Part of a data file
══════

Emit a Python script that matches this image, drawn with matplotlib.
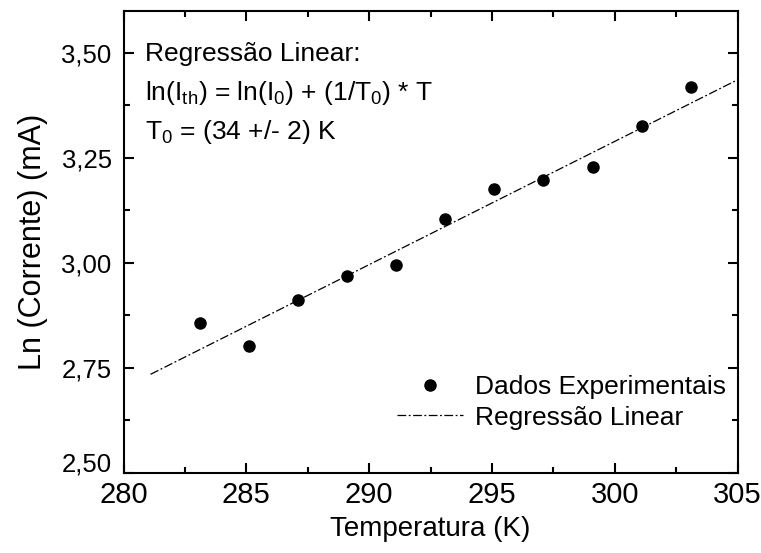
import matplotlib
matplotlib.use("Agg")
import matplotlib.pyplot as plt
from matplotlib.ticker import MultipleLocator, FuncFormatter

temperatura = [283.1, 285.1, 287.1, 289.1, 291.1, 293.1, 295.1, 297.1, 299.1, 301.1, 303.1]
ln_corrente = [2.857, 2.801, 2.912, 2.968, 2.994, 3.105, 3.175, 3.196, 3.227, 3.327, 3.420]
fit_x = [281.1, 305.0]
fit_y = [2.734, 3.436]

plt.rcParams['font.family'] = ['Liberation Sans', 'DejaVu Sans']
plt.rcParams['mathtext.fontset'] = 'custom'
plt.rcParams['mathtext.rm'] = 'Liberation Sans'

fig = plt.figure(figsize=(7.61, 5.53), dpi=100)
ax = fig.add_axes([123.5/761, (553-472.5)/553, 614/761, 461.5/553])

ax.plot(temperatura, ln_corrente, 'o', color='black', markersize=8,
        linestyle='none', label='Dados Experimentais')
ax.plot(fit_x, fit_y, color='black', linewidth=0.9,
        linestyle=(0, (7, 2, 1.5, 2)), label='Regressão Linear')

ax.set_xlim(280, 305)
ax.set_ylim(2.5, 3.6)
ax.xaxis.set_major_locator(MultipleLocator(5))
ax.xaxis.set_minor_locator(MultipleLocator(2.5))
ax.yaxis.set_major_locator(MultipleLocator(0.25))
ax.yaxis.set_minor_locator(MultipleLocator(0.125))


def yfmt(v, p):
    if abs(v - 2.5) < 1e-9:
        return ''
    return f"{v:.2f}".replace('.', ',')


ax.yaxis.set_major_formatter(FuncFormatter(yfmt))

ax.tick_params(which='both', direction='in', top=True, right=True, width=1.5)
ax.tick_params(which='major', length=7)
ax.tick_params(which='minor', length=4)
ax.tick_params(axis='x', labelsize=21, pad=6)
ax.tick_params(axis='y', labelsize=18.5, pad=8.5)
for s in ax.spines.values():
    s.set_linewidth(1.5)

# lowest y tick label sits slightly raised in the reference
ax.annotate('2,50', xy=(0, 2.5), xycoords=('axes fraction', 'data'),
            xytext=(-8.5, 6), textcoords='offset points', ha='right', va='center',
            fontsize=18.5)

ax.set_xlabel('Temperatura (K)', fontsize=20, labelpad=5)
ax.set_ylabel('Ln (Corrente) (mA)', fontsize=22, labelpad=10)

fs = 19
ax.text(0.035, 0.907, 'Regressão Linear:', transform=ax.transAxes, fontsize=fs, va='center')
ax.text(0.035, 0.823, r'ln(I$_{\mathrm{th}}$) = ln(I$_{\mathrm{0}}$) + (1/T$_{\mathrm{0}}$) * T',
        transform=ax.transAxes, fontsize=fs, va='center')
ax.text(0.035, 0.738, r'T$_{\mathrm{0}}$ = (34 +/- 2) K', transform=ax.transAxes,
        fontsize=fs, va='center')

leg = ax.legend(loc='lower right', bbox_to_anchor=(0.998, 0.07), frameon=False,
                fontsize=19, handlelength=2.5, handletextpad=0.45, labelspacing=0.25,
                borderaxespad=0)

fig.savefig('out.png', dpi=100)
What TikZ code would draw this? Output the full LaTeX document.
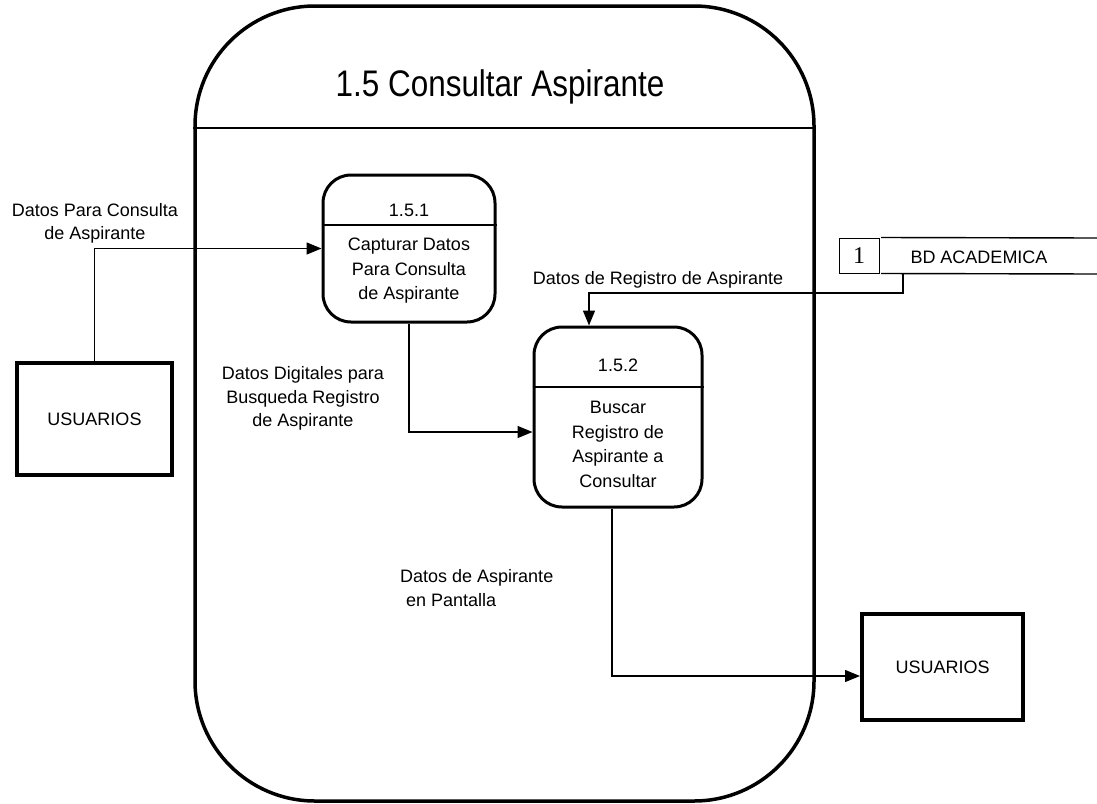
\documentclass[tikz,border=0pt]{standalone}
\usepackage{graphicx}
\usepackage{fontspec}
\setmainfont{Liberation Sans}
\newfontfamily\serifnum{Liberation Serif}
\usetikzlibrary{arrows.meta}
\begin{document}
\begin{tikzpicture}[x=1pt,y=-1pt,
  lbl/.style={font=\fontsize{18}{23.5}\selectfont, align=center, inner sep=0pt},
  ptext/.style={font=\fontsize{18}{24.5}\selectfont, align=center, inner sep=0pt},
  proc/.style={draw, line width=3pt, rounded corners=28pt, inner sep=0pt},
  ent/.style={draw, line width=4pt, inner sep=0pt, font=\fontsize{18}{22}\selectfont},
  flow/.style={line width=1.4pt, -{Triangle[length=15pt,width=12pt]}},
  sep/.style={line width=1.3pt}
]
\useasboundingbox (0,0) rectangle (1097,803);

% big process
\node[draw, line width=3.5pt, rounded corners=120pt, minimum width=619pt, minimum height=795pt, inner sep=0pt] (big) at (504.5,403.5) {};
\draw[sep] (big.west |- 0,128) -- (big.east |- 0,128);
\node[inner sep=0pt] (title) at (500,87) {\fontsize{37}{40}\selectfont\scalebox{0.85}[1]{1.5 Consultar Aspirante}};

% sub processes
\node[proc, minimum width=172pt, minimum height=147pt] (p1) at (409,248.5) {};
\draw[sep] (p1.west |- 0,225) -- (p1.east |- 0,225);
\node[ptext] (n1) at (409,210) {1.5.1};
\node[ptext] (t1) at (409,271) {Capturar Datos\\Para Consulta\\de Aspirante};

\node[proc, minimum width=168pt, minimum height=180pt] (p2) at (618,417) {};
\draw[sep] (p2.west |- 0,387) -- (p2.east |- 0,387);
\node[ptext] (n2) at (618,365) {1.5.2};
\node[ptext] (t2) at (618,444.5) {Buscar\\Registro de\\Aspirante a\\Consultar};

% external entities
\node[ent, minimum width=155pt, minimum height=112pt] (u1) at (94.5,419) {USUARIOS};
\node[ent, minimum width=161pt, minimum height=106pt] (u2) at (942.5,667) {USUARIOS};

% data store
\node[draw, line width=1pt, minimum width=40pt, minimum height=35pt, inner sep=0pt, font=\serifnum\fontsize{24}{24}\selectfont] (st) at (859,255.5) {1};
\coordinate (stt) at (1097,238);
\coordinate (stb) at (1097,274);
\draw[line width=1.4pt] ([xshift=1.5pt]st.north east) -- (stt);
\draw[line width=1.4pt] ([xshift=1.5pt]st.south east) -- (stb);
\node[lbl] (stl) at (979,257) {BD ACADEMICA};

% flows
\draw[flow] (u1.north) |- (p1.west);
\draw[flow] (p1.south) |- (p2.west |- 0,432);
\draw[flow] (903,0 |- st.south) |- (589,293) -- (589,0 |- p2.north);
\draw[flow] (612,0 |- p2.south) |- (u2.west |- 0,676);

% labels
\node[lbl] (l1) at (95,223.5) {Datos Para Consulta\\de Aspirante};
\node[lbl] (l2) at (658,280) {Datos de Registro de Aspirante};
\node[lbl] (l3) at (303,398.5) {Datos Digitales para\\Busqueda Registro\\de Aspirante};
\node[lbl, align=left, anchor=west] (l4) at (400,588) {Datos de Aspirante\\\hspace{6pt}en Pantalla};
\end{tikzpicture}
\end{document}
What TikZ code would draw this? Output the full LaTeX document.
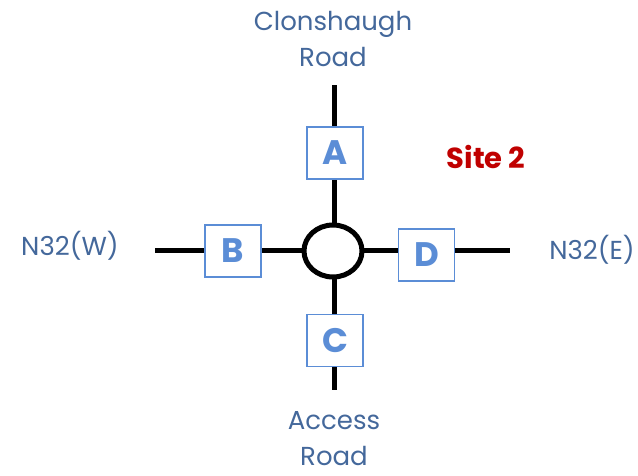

══════

_Directions for this task_
Output each line exactly; omit every picture.

_Completed exercise_
Emit a Python script that matches this image, drawn with matplotlib.
import matplotlib
matplotlib.use("Agg")
import matplotlib.pyplot as plt
from matplotlib.ticker import MultipleLocator, FuncFormatter

temperatura = [283.1, 285.1, 287.1, 289.1, 291.1, 293.1, 295.1, 297.1, 299.1, 301.1, 303.1]
ln_corrente = [2.857, 2.801, 2.912, 2.968, 2.994, 3.105, 3.175, 3.196, 3.227, 3.327, 3.420]
fit_x = [281.1, 305.0]
fit_y = [2.734, 3.436]

plt.rcParams['font.family'] = ['Liberation Sans', 'DejaVu Sans']
plt.rcParams['mathtext.fontset'] = 'custom'
plt.rcParams['mathtext.rm'] = 'Liberation Sans'

fig = plt.figure(figsize=(7.61, 5.53), dpi=100)
ax = fig.add_axes([123.5/761, (553-472.5)/553, 614/761, 461.5/553])

ax.plot(temperatura, ln_corrente, 'o', color='black', markersize=8,
        linestyle='none', label='Dados Experimentais')
ax.plot(fit_x, fit_y, color='black', linewidth=0.9,
        linestyle=(0, (7, 2, 1.5, 2)), label='Regressão Linear')

ax.set_xlim(280, 305)
ax.set_ylim(2.5, 3.6)
ax.xaxis.set_major_locator(MultipleLocator(5))
ax.xaxis.set_minor_locator(MultipleLocator(2.5))
ax.yaxis.set_major_locator(MultipleLocator(0.25))
ax.yaxis.set_minor_locator(MultipleLocator(0.125))


def yfmt(v, p):
    if abs(v - 2.5) < 1e-9:
        return ''
    return f"{v:.2f}".replace('.', ',')


ax.yaxis.set_major_formatter(FuncFormatter(yfmt))

ax.tick_params(which='both', direction='in', top=True, right=True, width=1.5)
ax.tick_params(which='major', length=7)
ax.tick_params(which='minor', length=4)
ax.tick_params(axis='x', labelsize=21, pad=6)
ax.tick_params(axis='y', labelsize=18.5, pad=8.5)
for s in ax.spines.values():
    s.set_linewidth(1.5)

# lowest y tick label sits slightly raised in the reference
ax.annotate('2,50', xy=(0, 2.5), xycoords=('axes fraction', 'data'),
            xytext=(-8.5, 6), textcoords='offset points', ha='right', va='center',
            fontsize=18.5)

ax.set_xlabel('Temperatura (K)', fontsize=20, labelpad=5)
ax.set_ylabel('Ln (Corrente) (mA)', fontsize=22, labelpad=10)

fs = 19
ax.text(0.035, 0.907, 'Regressão Linear:', transform=ax.transAxes, fontsize=fs, va='center')
ax.text(0.035, 0.823, r'ln(I$_{\mathrm{th}}$) = ln(I$_{\mathrm{0}}$) + (1/T$_{\mathrm{0}}$) * T',
        transform=ax.transAxes, fontsize=fs, va='center')
ax.text(0.035, 0.738, r'T$_{\mathrm{0}}$ = (34 +/- 2) K', transform=ax.transAxes,
        fontsize=fs, va='center')

leg = ax.legend(loc='lower right', bbox_to_anchor=(0.998, 0.07), frameon=False,
                fontsize=19, handlelength=2.5, handletextpad=0.45, labelspacing=0.25,
                borderaxespad=0)

fig.savefig('out.png', dpi=100)
What TikZ code would draw this? Output the full LaTeX document.
\documentclass[tikz,border=0pt]{standalone}
\usepackage{graphicx}
\usepackage{fontspec}
\setmainfont{Liberation Sans}
\newfontfamily\serifnum{Liberation Serif}
\usetikzlibrary{arrows.meta}
\begin{document}
\begin{tikzpicture}[x=1pt,y=-1pt,
  lbl/.style={font=\fontsize{18}{23.5}\selectfont, align=center, inner sep=0pt},
  ptext/.style={font=\fontsize{18}{24.5}\selectfont, align=center, inner sep=0pt},
  proc/.style={draw, line width=3pt, rounded corners=28pt, inner sep=0pt},
  ent/.style={draw, line width=4pt, inner sep=0pt, font=\fontsize{18}{22}\selectfont},
  flow/.style={line width=1.4pt, -{Triangle[length=15pt,width=12pt]}},
  sep/.style={line width=1.3pt}
]
\useasboundingbox (0,0) rectangle (1097,803);

% big process
\node[draw, line width=3.5pt, rounded corners=120pt, minimum width=619pt, minimum height=795pt, inner sep=0pt] (big) at (504.5,403.5) {};
\draw[sep] (big.west |- 0,128) -- (big.east |- 0,128);
\node[inner sep=0pt] (title) at (500,87) {\fontsize{37}{40}\selectfont\scalebox{0.85}[1]{1.5 Consultar Aspirante}};

% sub processes
\node[proc, minimum width=172pt, minimum height=147pt] (p1) at (409,248.5) {};
\draw[sep] (p1.west |- 0,225) -- (p1.east |- 0,225);
\node[ptext] (n1) at (409,210) {1.5.1};
\node[ptext] (t1) at (409,271) {Capturar Datos\\Para Consulta\\de Aspirante};

\node[proc, minimum width=168pt, minimum height=180pt] (p2) at (618,417) {};
\draw[sep] (p2.west |- 0,387) -- (p2.east |- 0,387);
\node[ptext] (n2) at (618,365) {1.5.2};
\node[ptext] (t2) at (618,444.5) {Buscar\\Registro de\\Aspirante a\\Consultar};

% external entities
\node[ent, minimum width=155pt, minimum height=112pt] (u1) at (94.5,419) {USUARIOS};
\node[ent, minimum width=161pt, minimum height=106pt] (u2) at (942.5,667) {USUARIOS};

% data store
\node[draw, line width=1pt, minimum width=40pt, minimum height=35pt, inner sep=0pt, font=\serifnum\fontsize{24}{24}\selectfont] (st) at (859,255.5) {1};
\coordinate (stt) at (1097,238);
\coordinate (stb) at (1097,274);
\draw[line width=1.4pt] ([xshift=1.5pt]st.north east) -- (stt);
\draw[line width=1.4pt] ([xshift=1.5pt]st.south east) -- (stb);
\node[lbl] (stl) at (979,257) {BD ACADEMICA};

% flows
\draw[flow] (u1.north) |- (p1.west);
\draw[flow] (p1.south) |- (p2.west |- 0,432);
\draw[flow] (903,0 |- st.south) |- (589,293) -- (589,0 |- p2.north);
\draw[flow] (612,0 |- p2.south) |- (u2.west |- 0,676);

% labels
\node[lbl] (l1) at (95,223.5) {Datos Para Consulta\\de Aspirante};
\node[lbl] (l2) at (658,280) {Datos de Registro de Aspirante};
\node[lbl] (l3) at (303,398.5) {Datos Digitales para\\Busqueda Registro\\de Aspirante};
\node[lbl, align=left, anchor=west] (l4) at (400,588) {Datos de Aspirante\\\hspace{6pt}en Pantalla};
\end{tikzpicture}
\end{document}
What TikZ code would draw this? Output the full LaTeX document.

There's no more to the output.